# Pacific Shores Exchange 7/18/13



## bass (Jul 20, 2013)

This letter is concerning our 12/1/13 exchange

The staff at Pacific Shores Resort and Spa notified us that their management has changed.  This change has impacted the check-in location and some of the on-site amenities.    



Guests must now check in at:  Pacific Shores – Registration,  1009 Herring Gull Way - Unit 2,  Parksville, BC V9P 2N1  Phone number:250-586-7262  Hours:  Monday through Thursday, 8 a.m.-8 p.m. Friday through Saturday, 8 a.m.-10 p.m. Sunday 10 a.m.-8 p.m    Driving directions from Highway 19A: Turn left off of Highway 19A onto Franklin’s Gull Road and follow to the end.  Turn right onto Herring Gull Way. The office is directly on your right.  Late Check-Ins: Please contact us in advance by calling 800-365-6480 ext. 1 and notifying us that you expect to be arriving later than normal office hours. We will arrange the availability of your check-in packet at that time. 



The fitness center, kayaks, outdoor thermal pool, and outdoor hot tub will NOT be available to our guests.  Arrangements have been made for our guests to use an alternate fitness center nearby and an indoor pool, sauna and hot tub about 4 KM from the resort.



The playground, BBQ grill, European Spa, restaurant and convenience store will all be available to our guests.



We realize this may have an impact on your vacation and wanted to inform you of this situation in advance.  Since space availability is limited in the area you confirmed, we encourage you to retain your confirmation.  Should you decide to cancel your stay, our standard cancellation guidelines will apply.  

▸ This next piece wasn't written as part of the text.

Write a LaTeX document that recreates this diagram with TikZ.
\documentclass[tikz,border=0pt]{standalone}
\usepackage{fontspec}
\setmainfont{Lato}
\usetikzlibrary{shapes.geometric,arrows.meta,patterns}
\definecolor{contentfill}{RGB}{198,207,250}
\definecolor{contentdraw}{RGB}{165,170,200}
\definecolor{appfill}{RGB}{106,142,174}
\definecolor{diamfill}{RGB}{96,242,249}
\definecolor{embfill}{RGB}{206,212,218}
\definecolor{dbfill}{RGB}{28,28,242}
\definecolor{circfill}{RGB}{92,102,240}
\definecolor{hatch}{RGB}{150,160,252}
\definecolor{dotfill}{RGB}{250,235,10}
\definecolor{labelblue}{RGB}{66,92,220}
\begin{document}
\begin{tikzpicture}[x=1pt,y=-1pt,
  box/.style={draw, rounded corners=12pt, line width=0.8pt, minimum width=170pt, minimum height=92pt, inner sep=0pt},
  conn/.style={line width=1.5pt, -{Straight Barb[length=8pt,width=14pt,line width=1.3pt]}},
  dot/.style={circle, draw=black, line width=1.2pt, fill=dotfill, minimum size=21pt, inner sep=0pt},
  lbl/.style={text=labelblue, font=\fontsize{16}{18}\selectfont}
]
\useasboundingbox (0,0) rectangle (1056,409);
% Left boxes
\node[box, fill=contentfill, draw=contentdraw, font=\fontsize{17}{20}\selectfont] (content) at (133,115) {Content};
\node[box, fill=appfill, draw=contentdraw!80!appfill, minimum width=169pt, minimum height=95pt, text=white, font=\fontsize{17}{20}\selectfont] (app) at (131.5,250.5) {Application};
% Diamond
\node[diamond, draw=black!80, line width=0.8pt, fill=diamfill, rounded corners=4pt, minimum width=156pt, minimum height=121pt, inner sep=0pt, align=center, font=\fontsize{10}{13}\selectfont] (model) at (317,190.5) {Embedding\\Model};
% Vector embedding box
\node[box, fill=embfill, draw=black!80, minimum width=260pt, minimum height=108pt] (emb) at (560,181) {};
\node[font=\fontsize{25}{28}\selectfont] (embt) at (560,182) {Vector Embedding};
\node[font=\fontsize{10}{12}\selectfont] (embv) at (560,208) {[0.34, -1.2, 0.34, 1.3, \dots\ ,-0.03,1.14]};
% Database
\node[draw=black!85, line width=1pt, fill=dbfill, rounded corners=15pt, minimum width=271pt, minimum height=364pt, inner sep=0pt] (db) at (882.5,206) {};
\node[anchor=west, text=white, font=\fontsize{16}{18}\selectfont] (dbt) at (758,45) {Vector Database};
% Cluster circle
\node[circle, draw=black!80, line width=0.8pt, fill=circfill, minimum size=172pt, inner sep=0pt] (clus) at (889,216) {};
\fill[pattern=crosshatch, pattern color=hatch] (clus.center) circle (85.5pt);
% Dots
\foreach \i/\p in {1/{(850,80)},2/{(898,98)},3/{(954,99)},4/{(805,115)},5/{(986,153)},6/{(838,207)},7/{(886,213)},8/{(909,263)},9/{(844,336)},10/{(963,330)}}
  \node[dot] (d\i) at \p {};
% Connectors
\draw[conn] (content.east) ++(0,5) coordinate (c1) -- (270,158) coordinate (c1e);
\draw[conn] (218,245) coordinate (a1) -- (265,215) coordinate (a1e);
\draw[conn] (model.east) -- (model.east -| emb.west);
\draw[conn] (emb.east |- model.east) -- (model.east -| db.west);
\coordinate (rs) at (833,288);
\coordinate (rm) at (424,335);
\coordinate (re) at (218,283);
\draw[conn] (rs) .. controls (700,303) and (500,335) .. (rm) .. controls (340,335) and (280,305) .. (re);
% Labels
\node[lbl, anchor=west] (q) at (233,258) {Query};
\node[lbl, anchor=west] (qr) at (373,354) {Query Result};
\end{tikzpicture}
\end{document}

If you have questions, please contact our Member Services at (877) 867-3639.  GETO Guides are available Monday through Friday from 8 a.m. to 9 p.m., Eastern Time; Saturday and Sunday from 9:30 a.m. to 6 p.m., Eastern Time. 

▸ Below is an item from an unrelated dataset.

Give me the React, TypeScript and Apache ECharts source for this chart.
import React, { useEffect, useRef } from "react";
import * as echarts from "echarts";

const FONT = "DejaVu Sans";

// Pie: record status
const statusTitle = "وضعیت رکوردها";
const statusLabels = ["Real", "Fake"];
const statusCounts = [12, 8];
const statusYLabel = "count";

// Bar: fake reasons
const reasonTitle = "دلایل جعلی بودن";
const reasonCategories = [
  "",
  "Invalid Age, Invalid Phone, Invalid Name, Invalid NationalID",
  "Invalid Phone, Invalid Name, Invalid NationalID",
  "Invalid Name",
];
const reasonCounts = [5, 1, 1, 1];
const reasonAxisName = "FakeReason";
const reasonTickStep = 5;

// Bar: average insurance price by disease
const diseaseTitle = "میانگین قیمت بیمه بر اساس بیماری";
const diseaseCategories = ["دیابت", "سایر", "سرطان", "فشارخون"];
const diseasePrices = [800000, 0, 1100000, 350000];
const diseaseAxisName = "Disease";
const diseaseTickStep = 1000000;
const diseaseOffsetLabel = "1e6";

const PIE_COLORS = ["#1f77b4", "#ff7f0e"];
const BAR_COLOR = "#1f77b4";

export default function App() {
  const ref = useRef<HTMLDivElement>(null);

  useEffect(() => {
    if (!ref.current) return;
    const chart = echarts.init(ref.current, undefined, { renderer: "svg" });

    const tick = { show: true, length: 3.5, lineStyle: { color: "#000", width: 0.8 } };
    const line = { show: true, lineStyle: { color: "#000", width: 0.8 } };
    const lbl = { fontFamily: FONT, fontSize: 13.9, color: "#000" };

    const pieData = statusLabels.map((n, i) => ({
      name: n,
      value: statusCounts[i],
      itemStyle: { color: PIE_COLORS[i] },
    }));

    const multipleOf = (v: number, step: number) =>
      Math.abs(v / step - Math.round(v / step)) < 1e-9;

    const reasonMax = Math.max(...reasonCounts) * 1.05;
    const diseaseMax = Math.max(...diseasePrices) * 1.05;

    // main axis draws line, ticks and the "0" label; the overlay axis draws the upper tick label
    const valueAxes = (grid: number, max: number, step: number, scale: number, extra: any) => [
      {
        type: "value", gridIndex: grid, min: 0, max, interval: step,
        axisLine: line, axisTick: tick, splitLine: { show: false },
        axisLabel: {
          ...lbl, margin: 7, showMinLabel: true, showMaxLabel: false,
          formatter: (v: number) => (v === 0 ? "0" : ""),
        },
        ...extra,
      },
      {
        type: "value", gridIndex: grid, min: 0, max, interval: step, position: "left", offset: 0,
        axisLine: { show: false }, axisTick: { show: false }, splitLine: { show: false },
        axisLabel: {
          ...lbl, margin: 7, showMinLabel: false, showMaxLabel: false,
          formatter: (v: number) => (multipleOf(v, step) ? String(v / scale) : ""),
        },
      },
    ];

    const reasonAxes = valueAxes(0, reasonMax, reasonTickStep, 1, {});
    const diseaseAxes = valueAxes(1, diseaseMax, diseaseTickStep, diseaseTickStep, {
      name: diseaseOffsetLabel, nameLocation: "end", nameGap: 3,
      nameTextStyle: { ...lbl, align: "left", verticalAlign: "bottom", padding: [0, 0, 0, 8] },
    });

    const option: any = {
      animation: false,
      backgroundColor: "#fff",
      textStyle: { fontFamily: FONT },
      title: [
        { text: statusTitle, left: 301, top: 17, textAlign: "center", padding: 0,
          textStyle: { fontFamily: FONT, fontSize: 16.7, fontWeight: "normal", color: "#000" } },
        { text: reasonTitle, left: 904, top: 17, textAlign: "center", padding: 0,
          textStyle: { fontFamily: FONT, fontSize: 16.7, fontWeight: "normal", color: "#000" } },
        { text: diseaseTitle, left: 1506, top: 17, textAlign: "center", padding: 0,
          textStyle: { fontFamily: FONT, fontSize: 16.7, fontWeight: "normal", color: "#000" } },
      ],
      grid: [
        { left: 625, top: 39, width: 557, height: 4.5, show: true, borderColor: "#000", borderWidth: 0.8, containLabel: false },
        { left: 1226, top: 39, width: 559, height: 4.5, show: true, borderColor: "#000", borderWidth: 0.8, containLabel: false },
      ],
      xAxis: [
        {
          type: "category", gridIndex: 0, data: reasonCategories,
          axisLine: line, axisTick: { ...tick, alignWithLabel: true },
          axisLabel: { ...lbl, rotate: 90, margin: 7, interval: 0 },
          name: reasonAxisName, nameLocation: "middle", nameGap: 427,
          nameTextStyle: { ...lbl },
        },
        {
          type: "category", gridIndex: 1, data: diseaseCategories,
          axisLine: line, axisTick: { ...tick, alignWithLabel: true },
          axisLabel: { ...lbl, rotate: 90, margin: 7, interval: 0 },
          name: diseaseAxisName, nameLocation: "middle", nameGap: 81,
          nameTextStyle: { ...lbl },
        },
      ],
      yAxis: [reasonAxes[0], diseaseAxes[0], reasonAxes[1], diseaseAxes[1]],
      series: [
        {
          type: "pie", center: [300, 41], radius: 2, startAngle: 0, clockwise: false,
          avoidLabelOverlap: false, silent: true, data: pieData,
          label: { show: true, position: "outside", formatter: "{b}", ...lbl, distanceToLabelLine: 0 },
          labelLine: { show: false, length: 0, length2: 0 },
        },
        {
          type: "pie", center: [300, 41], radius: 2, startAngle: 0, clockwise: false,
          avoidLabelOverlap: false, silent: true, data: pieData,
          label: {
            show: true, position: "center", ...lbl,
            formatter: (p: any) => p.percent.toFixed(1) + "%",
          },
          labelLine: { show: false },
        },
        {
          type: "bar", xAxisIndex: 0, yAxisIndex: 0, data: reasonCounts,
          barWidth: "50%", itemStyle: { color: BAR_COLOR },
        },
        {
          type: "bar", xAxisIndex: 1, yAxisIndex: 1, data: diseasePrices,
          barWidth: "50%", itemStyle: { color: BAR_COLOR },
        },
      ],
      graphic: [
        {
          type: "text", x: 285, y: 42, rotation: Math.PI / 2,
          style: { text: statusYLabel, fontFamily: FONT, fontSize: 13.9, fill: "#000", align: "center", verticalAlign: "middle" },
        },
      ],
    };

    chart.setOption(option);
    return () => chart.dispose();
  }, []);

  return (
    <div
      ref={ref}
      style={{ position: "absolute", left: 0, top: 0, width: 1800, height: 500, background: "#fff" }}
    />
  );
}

We apologize for any inconvenience and look forward to providing you with quality vacations in the years to come.





Sincerely,





GETO Customer Service




"


----------



## eal (Jul 21, 2013)

More news in the continuing saga at Pacific Shores:
The former management company that was replaced by Trading Places has gone into receivership (July 15). The receiver has indicated to the HOA that "they intend to keep the commercial elements at the resort fully operational and are seeking a collaborative relationship with the Owners Associations and Trading Places to ensure the resort functions could return to optimal levels."
So stay tuned...


----------



## bass (Jul 21, 2013)

Thanks,

I will try to stay tuned.  We're not making any air arrangements until the last minute.

Nancy


----------



## benyu2010 (Jul 25, 2013)

I'm staying at Pacific Shores now. An indoor pool and a small hot spa is unavailable to non-owners, and I can live with that.


----------



## riverdees05 (Jul 29, 2013)

What else can RCI Exchangers not use?  I put a unit on hold, but decided to let it go after reading all the problems, was that the right thing to do?


----------



## benyu2010 (Jul 29, 2013)

riverdees05 said:


> What else can RCI Exchangers not use?  I put a unit on hold, but decided to let it go after reading all the problems, was that the right thing to do?



The room phone was restricted for incoming call only. But no one transfer the call...I would probably get $100+ roaming charges.


----------



## eal (Oct 10, 2013)

*good news!*

The Pacific Shores Board has been negotiating with the receiver involved in the bankruptcy proceedings for the previous management company and here is the result:

"it is our pleasure to officially announce we now have access to the front desk and recreational amenities within the Commercial Centre. The staff at both registration areas have ‘waiver forms’ which you can sign prior to usage."

So the (lovely saltwater non-chlorine) indoor pool and all the hot tubs are available for use by all guests. I don't know about where the check in is currently, if the Trading Places staff will move onsite, but I will post again when I hear.

PS and the phones are working now, both for incoming and outgoing calls.


----------